Aim of the exercise - Include in the output only the lines from the opening of the records through the line containing "Uterin Kanamalar\\Ağır Menstrüel", each printed exactly; pictures are omitted.

Data listing -
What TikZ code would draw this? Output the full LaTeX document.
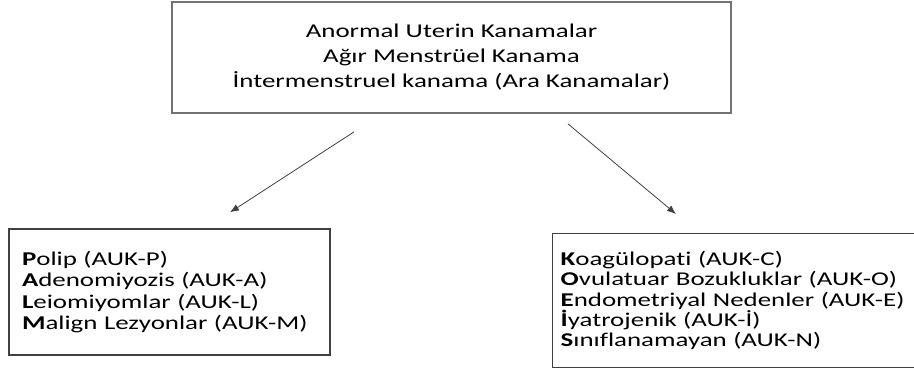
\documentclass[tikz,border=0pt]{standalone}
\usepackage{fontspec}
\setmainfont[FakeStretch=1.38, Ligatures=NoCommon]{Carlito}
\usepackage{tikz}
\usetikzlibrary{calc,positioning,arrows.meta}
\usepackage{xcolor}

\begin{document}
\begin{tikzpicture}[x=1pt, y=1pt,
    box/.style={draw=black!75, line width=1.3pt, inner sep=0pt},
    arr/.style={draw=black!75, line width=0.8pt, -{Latex[length=9pt,width=7pt]}}]
\useasboundingbox (0,0) rectangle (914,369);

% Draw the three boxes
\node[box, draw=black!55, line width=1.8pt, minimum width=559pt, minimum height=111pt, align=center,
      font=\fontsize{19.5}{25}\selectfont] (aub) at (451.5,311.5)
    {Anormal Uterin Kanamalar\\Ağır Menstrüel Kanama\\İntermenstruel kanama (Ara Kanamalar)};

\node[box, minimum width=321pt, minimum height=126pt, text width=295pt, align=left,
      font=\fontsize{19.5}{21.6}\selectfont] (palm) at (169.5,77)
    {\textbf{P}olip (AUK-P)\\\textbf{A}denomiyozis (AUK-A)\\\textbf{L}eiomiyomlar (AUK-L)\\\textbf{M}align Lezyonlar (AUK-M)};

\node[box, anchor=north west, minimum width=380pt, minimum height=134pt, text width=364pt, align=left,
      font=\fontsize{19.5}{20.3}\selectfont] (coein) at (552,136)
    {\textbf{K}oagülopati (AUK-C)\\\textbf{O}vulatuar Bozukluklar (AUK-O)\\\textbf{E}ndometriyal Nedenler (AUK-E)\\\textbf{İ}yatrojenik (AUK-İ)\\\textbf{S}ınıflanamayan (AUK-N)};

% Arrow ends
\coordinate (aub-l) at ([shift={(-97.5,-18)}]aub.south);
\coordinate (aub-r) at ([shift={(116.5,-10)}]aub.south);
\coordinate (palm-in) at ([shift={(60.5,16)}]palm.north);
\coordinate (coein-in) at ([shift={(124,19)}]coein.north west);

% Draw the arrows
\draw[arr] (aub-l) -- (palm-in);
\draw[arr] (aub-r) -- (coein-in);

\end{tikzpicture}
\end{document}
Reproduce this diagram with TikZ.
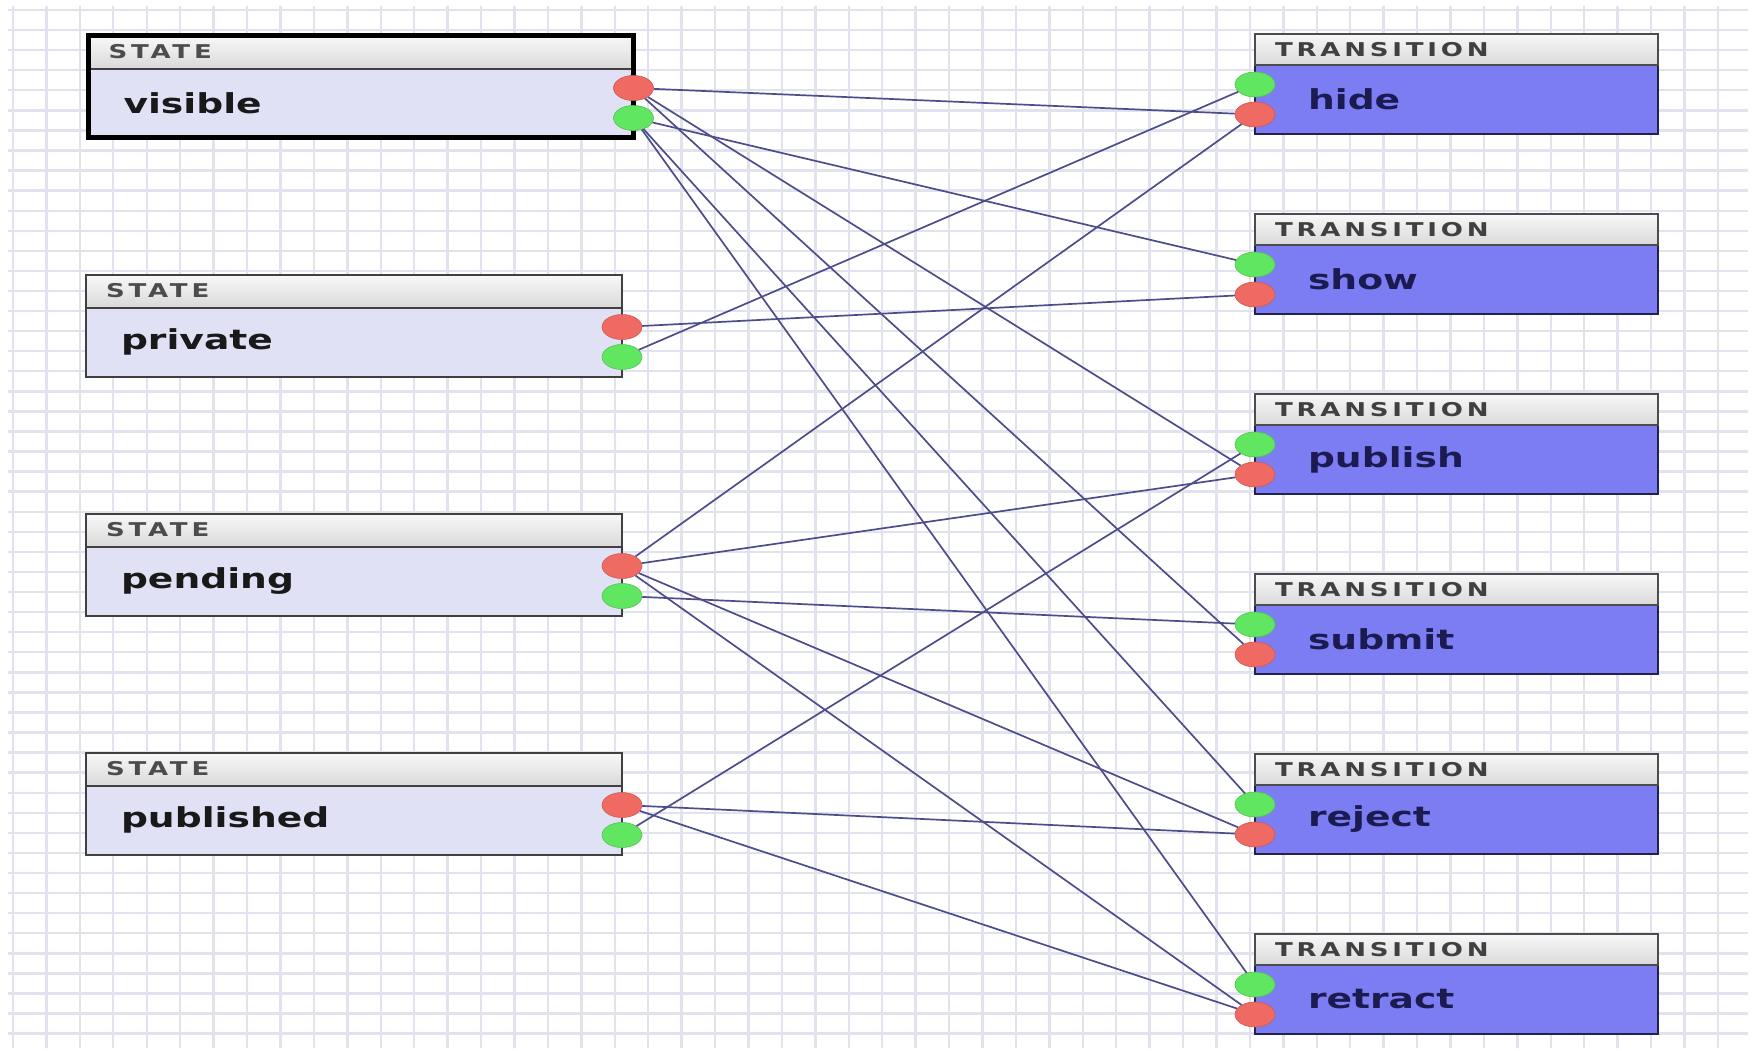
\documentclass[tikz,border=0pt]{standalone}
\usepackage{fontspec}
\usepackage{tikz}
\usetikzlibrary{arrows,shapes,positioning}
\newfontfamily\boxfont{DejaVu Sans}[FakeStretch=1.37]
\newfontfamily\headfont{DejaVu Sans}[FakeStretch=1.37,LetterSpace=20]
\definecolor{statefill}{HTML}{E1E1F5}
\definecolor{transfill}{HTML}{7D7DF3}
\definecolor{transdraw}{HTML}{22224E}
\definecolor{wire}{HTML}{4D4D8C}
\definecolor{gridline}{HTML}{E2E2EF}
\definecolor{portred}{HTML}{EF6A62}
\definecolor{portgreen}{HTML}{60E660}
\definecolor{labelnavy}{HTML}{1B1B52}
\tikzstyle{statenode} = [rectangle, draw=black!75, line width=2pt, fill=statefill, outer sep=0pt,
    text width=466pt, inner xsep=35pt, minimum height=69pt, align=left, text=black!90,
    font=\boxfont\bfseries\fontsize{27.5}{30}\selectfont, node distance=239pt]
\tikzstyle{statehead} = [rectangle, draw=black!75, line width=2pt, top color=gray!5, bottom color=gray!30,
    outer sep=0pt, text width=496pt, inner xsep=20pt, minimum height=33pt, align=left,
    text=black!70, font=\headfont\bfseries\fontsize{19}{20}\selectfont]
\tikzstyle{transnode} = [rectangle, draw=transdraw, line width=2pt, fill=transfill, outer sep=0pt,
    text width=297pt, inner xsep=53pt, minimum height=69pt, align=left, text=labelnavy,
    font=\boxfont\bfseries\fontsize{27.5}{30}\selectfont, node distance=180pt]
\tikzstyle{transhead} = [rectangle, draw=black!70, line width=2pt, top color=gray!5, bottom color=gray!30,
    outer sep=0pt, text width=363pt, inner xsep=20pt, minimum height=31pt, align=left,
    text=black!75, font=\headfont\bfseries\fontsize{19}{20}\selectfont]
\tikzstyle{outport} = [ellipse, draw=portred!85!black, line width=0.6pt, fill=portred,
    minimum width=40pt, minimum height=25pt, inner sep=0pt]
\tikzstyle{inport} = [ellipse, draw=portgreen!85!black, line width=0.6pt, fill=portgreen,
    minimum width=40pt, minimum height=25pt, inner sep=0pt]
\tikzstyle{line} = [draw=wire, line width=1.7pt]
\tikzstyle{selframe} = [draw=black, line width=5pt]

\begin{document}
\begin{tikzpicture}[x=1pt,y=1pt]
    \useasboundingbox (0,0) rectangle (1757,-1050);
    \fill [white] (0,0) rectangle (1757,-1050);
    % grid paper
    \foreach \gx in {0,...,51} \draw [gridline, line width=2.4pt] ({13+33.43*\gx},-6) -- ({13+33.43*\gx},-1048);
    \foreach \gy in {0,...,51} \draw [gridline, line width=2.4pt] (8,{-10-20.07*\gy}) -- (1748,{-10-20.07*\gy});

    % Place nodes
    \node [statenode, text width=475pt] at (361,-103) (visible) {visible}; \node [statehead, text width=505pt, above=0pt of visible] (visibleHead) {STATE};
    \node [statenode, below of=visible, xshift=-7pt] (private)   {private};   \node [statehead, above=0pt of private]   (privateHead)   {STATE};
    \node [statenode, below of=private]             (pending)   {pending};   \node [statehead, above=0pt of pending]   (pendingHead)   {STATE};
    \node [statenode, below of=pending]             (published) {published}; \node [statehead, above=0pt of published] (publishedHead) {STATE};
    \path [selframe] (visibleHead.north west) rectangle (visible.south east);

    \node [transnode] at (1456.5,-99.5) (hide) {hide};  \node [transhead, above=0pt of hide]    (hideHead)    {TRANSITION};
    \node [transnode, below of=hide]    (show)    {show};    \node [transhead, above=0pt of show]    (showHead)    {TRANSITION};
    \node [transnode, below of=show]    (publish) {publish}; \node [transhead, above=0pt of publish] (publishHead) {TRANSITION};
    \node [transnode, below of=publish] (submit)  {submit};  \node [transhead, above=0pt of submit]  (submitHead)  {TRANSITION};
    \node [transnode, below of=submit]  (reject)  {reject};  \node [transhead, above=0pt of reject]  (rejectHead)  {TRANSITION};
    \node [transnode, below of=reject]  (retract) {retract}; \node [transhead, above=0pt of retract] (retractHead) {TRANSITION};

    % ports
    \node [outport, yshift=15pt]  at (visible.east)   (visibleOut)   {}; \node [inport, yshift=-15pt] at (visible.east)   (visibleIn)   {};
    \node [outport, yshift=15pt]  at (private.east)   (privateOut)   {}; \node [inport, yshift=-15pt] at (private.east)   (privateIn)   {};
    \node [outport, yshift=15pt]  at (pending.east)   (pendingOut)   {}; \node [inport, yshift=-15pt] at (pending.east)   (pendingIn)   {};
    \node [outport, yshift=15pt]  at (published.east) (publishedOut) {}; \node [inport, yshift=-15pt] at (published.east) (publishedIn) {};

    \node [inport, yshift=15pt] at (hide.west)    (hideTo)    {}; \node [outport, yshift=-15pt] at (hide.west)    (hideFrom)    {};
    \node [inport, yshift=15pt] at (show.west)    (showTo)    {}; \node [outport, yshift=-15pt] at (show.west)    (showFrom)    {};
    \node [inport, yshift=15pt] at (publish.west) (publishTo) {}; \node [outport, yshift=-15pt] at (publish.west) (publishFrom) {};
    \node [inport, yshift=15pt] at (submit.west)  (submitTo)  {}; \node [outport, yshift=-15pt] at (submit.west)  (submitFrom)  {};
    \node [inport, yshift=15pt] at (reject.west)  (rejectTo)  {}; \node [outport, yshift=-15pt] at (reject.west)  (rejectFrom)  {};
    \node [inport, yshift=15pt] at (retract.west) (retractTo) {}; \node [outport, yshift=-15pt] at (retract.west) (retractFrom) {};

    \path [line] (visibleOut) -- (hideFrom);
    \path [line] (visibleOut) -- (publishFrom);
    \path [line] (visibleOut) -- (submitFrom);
    \path [line] (showTo)    -- (visibleIn);
    \path [line] (rejectTo)  -- (visibleIn);
    \path [line] (retractTo) -- (visibleIn);

    \path [line] (privateOut) -- (showFrom);
    \path [line] (hideTo)     -- (privateIn);

    \path [line] (pendingOut) -- (hideFrom);
    \path [line] (pendingOut) -- (publishFrom);
    \path [line] (pendingOut) -- (rejectFrom);
    \path [line] (pendingOut) -- (retractFrom);
    \path [line] (submitTo)   -- (pendingIn);

    \path [line] (publishedOut) -- (rejectFrom);
    \path [line] (publishedOut) -- (retractFrom);
    \path [line] (publishTo)    -- (publishedIn);
\end{tikzpicture}
\end{document}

Full response -
What TikZ code would draw this? Output the full LaTeX document.
\documentclass[tikz,border=0pt]{standalone}
\usepackage{fontspec}
\setmainfont[FakeStretch=1.38, Ligatures=NoCommon]{Carlito}
\usepackage{tikz}
\usetikzlibrary{calc,positioning,arrows.meta}
\usepackage{xcolor}

\begin{document}
\begin{tikzpicture}[x=1pt, y=1pt,
    box/.style={draw=black!75, line width=1.3pt, inner sep=0pt},
    arr/.style={draw=black!75, line width=0.8pt, -{Latex[length=9pt,width=7pt]}}]
\useasboundingbox (0,0) rectangle (914,369);

% Draw the three boxes
\node[box, draw=black!55, line width=1.8pt, minimum width=559pt, minimum height=111pt, align=center,
      font=\fontsize{19.5}{25}\selectfont] (aub) at (451.5,311.5)
    {Anormal Uterin Kanamalar\\Ağır Menstrüel Kanama\\İntermenstruel kanama (Ara Kanamalar)};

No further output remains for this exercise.